start Records for processing

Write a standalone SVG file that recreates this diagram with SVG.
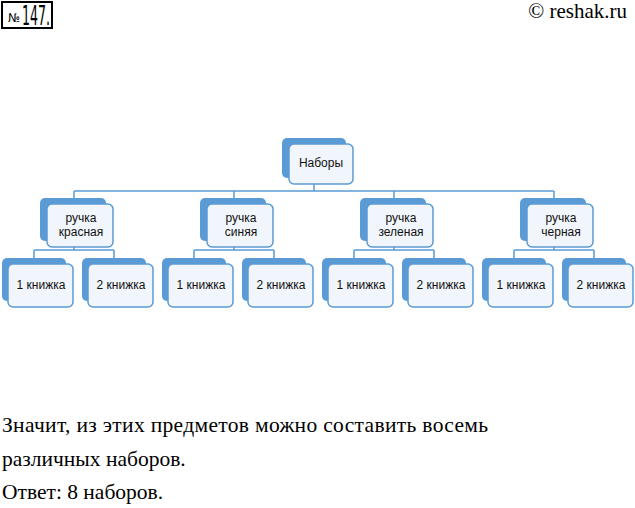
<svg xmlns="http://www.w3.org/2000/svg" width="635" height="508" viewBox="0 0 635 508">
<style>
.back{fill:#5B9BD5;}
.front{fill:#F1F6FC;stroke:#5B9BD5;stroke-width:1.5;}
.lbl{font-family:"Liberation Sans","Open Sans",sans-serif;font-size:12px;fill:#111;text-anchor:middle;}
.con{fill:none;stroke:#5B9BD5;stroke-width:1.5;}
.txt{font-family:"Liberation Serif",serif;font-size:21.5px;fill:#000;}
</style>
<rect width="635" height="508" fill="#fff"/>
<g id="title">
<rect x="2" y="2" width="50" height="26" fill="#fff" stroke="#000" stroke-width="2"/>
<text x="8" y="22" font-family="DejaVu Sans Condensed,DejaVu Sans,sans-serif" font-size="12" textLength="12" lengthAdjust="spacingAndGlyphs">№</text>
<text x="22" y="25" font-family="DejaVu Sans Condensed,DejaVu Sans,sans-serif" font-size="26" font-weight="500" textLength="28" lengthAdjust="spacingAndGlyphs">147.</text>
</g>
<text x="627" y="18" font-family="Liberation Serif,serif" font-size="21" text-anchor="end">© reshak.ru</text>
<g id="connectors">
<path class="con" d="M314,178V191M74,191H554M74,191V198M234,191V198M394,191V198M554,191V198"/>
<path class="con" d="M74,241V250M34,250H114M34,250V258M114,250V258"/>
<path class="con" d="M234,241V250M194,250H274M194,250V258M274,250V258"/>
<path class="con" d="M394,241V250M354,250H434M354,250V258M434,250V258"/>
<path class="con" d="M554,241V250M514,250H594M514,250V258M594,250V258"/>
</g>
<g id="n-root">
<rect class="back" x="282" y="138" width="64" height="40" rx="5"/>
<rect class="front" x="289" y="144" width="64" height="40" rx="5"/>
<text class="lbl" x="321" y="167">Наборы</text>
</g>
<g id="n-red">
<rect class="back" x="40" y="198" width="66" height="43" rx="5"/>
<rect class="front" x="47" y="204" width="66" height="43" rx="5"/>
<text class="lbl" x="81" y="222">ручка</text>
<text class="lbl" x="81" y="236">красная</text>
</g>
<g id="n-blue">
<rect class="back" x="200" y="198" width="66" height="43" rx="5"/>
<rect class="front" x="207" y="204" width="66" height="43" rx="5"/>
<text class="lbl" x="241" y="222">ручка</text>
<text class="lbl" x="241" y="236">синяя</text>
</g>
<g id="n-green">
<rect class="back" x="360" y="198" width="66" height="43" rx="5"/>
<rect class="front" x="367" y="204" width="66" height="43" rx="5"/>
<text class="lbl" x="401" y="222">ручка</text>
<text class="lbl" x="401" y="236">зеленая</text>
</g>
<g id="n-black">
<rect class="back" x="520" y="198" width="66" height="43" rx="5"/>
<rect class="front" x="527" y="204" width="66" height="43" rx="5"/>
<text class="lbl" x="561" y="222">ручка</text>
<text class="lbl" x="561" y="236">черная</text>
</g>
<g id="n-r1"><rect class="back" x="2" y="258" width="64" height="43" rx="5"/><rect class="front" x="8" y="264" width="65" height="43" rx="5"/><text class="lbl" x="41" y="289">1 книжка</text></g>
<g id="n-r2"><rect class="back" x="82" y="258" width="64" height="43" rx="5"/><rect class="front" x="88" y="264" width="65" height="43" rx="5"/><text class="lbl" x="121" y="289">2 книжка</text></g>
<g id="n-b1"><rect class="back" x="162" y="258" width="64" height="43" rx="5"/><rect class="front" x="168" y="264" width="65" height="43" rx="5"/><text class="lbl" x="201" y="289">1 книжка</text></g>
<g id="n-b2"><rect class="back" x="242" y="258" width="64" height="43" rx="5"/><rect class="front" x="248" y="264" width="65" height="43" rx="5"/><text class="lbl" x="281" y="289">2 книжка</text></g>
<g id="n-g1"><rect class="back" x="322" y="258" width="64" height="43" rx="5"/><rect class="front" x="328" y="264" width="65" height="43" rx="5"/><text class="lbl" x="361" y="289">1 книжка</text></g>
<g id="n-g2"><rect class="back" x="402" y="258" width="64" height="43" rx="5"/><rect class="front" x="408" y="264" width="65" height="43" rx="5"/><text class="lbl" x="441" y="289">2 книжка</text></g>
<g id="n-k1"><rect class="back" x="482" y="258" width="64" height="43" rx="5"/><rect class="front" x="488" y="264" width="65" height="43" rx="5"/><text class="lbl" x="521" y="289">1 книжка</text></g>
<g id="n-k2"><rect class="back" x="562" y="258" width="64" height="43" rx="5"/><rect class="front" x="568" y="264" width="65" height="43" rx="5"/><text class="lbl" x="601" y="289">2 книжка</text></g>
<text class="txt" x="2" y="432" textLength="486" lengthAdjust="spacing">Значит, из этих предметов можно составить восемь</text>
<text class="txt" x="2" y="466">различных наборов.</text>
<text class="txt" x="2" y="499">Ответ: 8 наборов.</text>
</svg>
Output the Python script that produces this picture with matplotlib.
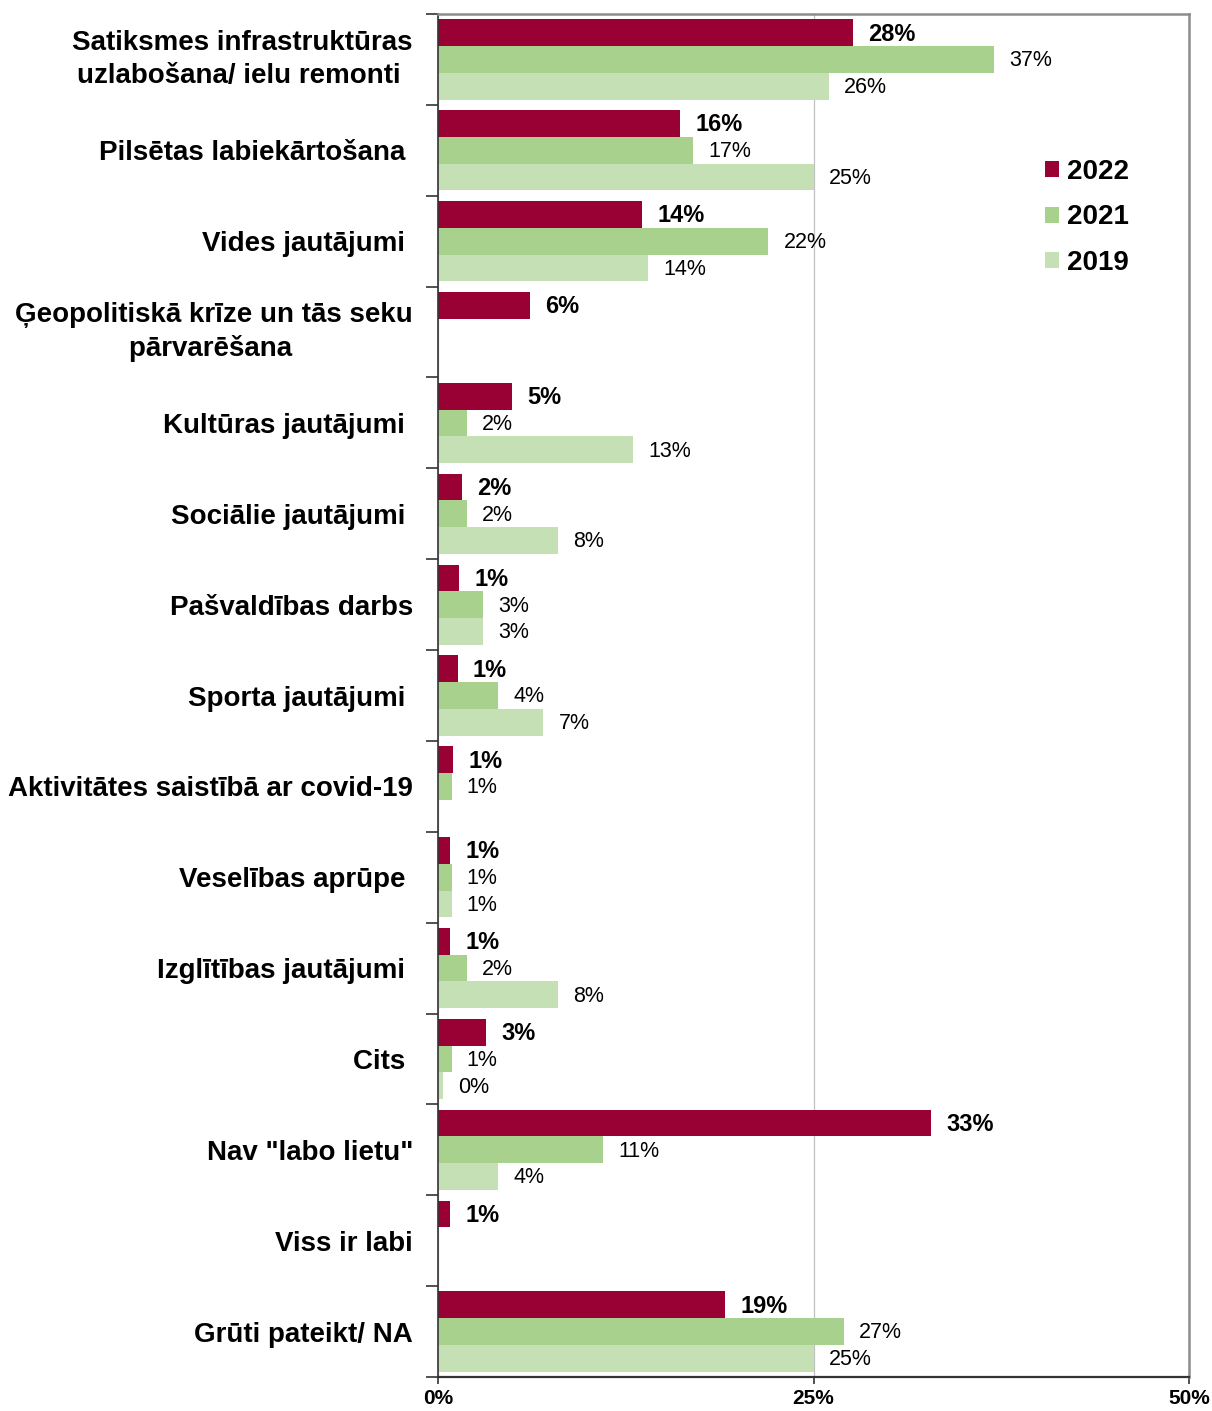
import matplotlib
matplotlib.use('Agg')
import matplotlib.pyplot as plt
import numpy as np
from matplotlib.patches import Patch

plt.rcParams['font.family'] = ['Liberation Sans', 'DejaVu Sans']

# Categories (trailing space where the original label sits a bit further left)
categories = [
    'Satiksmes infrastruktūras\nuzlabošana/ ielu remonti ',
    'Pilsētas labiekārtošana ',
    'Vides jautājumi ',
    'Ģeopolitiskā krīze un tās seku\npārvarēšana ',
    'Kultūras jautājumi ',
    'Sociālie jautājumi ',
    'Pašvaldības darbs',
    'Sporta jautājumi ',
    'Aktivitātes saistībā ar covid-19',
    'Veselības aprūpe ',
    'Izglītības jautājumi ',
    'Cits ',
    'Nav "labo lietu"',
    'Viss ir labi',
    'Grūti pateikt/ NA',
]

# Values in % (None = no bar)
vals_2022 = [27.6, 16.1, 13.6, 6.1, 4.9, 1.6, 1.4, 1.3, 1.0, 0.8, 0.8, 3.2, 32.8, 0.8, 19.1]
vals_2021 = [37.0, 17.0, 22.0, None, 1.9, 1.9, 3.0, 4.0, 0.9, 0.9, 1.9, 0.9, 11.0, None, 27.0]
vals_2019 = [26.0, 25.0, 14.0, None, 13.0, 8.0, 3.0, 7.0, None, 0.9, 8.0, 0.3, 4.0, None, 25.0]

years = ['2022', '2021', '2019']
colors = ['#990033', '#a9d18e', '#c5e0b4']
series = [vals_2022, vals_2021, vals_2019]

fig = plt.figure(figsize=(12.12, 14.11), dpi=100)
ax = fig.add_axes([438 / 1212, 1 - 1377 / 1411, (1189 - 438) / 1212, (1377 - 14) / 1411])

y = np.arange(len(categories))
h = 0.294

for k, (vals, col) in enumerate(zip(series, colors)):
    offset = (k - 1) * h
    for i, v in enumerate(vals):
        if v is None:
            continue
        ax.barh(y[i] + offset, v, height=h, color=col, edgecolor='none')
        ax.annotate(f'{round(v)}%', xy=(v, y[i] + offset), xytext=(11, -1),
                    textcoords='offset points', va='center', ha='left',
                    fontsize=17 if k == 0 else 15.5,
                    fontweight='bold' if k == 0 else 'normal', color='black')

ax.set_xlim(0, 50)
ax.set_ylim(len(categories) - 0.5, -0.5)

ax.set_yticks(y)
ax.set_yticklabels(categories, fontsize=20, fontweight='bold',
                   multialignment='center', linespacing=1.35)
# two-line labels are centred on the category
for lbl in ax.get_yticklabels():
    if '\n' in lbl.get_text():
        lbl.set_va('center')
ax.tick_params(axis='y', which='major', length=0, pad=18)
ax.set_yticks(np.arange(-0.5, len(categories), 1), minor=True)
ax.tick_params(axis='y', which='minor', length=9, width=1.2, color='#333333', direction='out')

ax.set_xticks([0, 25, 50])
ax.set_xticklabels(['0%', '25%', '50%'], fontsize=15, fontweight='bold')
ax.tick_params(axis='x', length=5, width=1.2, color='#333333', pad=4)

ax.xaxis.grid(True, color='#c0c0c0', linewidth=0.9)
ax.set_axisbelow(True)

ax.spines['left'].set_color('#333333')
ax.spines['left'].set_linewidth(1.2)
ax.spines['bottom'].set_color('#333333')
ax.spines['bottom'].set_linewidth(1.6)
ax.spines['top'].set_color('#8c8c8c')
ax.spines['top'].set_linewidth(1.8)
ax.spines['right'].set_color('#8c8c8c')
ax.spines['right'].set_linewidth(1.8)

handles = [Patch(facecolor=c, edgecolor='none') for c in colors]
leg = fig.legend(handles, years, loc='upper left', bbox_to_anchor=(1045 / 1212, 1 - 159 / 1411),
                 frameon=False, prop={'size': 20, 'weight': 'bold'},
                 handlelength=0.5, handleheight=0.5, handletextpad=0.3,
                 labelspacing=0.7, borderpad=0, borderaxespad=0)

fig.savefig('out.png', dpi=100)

end Records for processing

Nothing but the lines from the one with "Output the Python" through the one with "plt.rcParams['font.family'] = ['Liberation" is to be copied, exactly and ends included. Leave pictures out.

Output the Python script that produces this picture with matplotlib.
import matplotlib
matplotlib.use('Agg')
import matplotlib.pyplot as plt
import numpy as np
from matplotlib.patches import Patch

plt.rcParams['font.family'] = ['Liberation Sans', 'DejaVu Sans']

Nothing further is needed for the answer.